When it comes to the 2022 fiscal year in its entirety, management expects organic revenue growth of between 9% and 10%. However, actual reported revenue growth should be closer to 4% because of foreign currency fluctuations and divestiture activities. With the EBITDA margin for the company forecasted to be 17%, we should get EBITDA for the year of $918.5 million. Earnings per share, meanwhile, should be between $2.65 and $2.75. At the midpoint, that would translate to net profits of $488.4 million. No guidance was given when it came to operating cash flow. But if we assume that it would change, on an adjusted basis, at the same rate that EBITDA is expected to, we should get a reading of $635.7 million. Touching briefly again on revenue, it will be interesting to see what the future holds. While sales are certain to increase this year compared to last year, order data is coming in rather mixed. For the first three quarters of the year, orders totaled $4.82 billion. That’s up from the $4.72 billion reported the same time last year. But in the latest quarter alone, they came in lower year over year, dropping from $1.52 billion to $1.42 billion. This could be a leading indicator of some weakness ahead.

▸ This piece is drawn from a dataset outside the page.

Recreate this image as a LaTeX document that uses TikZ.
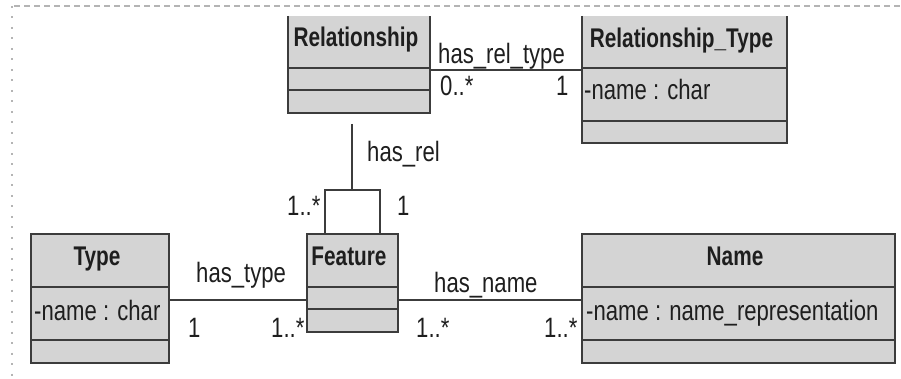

XYL Stock Trading Multiples

Author – SEC EDGAR Data

Taking the profitability estimates that we derived, I was able to calculate that the company is trading at a forward price-to-earnings multiple of 38.9. The forward price to adjusted operating cash flow multiple is 29.9, while the EV to EBITDA multiple should come in at 22. To put this in perspective, the results using the data from 2021 would be 53.6, 30.8, and 22.7, respectively. As part of my analysis, I also compared the company to five similar businesses. On a price-to-earnings basis, these companies ranged from a low of 5.7 to a high of 32.1. Using the price to operating cash flow approach, the range was from 5.7 to 20.3. And using the EV to EBITDA approach, the range was from 3.6 to 21.5. In all three cases, Xylem was the most expensive of the group.

Company Price / Earnings Price / Operating Cash Flow EV / EBITDA
Xylem 38.9 29.9 22.0
Mueller Industries (MLI) 5.7 5.7 3.6
Parker-Hannifin (PH) 32.1 16.3 21.5
Crane Holdings Co (CR) 16.0 15.0 9.9
EnPro Industries (NPO) 14.3 15.5 9.0
Standex International (SXI) 19.6 20.3 11.3

Takeaway

Truth be told, I find myself surprised by the recent share price performance achieved by Xylem. Although results definitely improved in the latest quarter, results for the year as a whole look mixed and order data for the latest quarter was rather disappointing. Shares are definitely cheaper than if the company were to match the same kind of financial performance achieved in 2021. But even factoring in recent estimates, the stock looks rather pricey to me. Due to these factors, I still feel as though a soft ‘sell’ rating is appropriate at this time.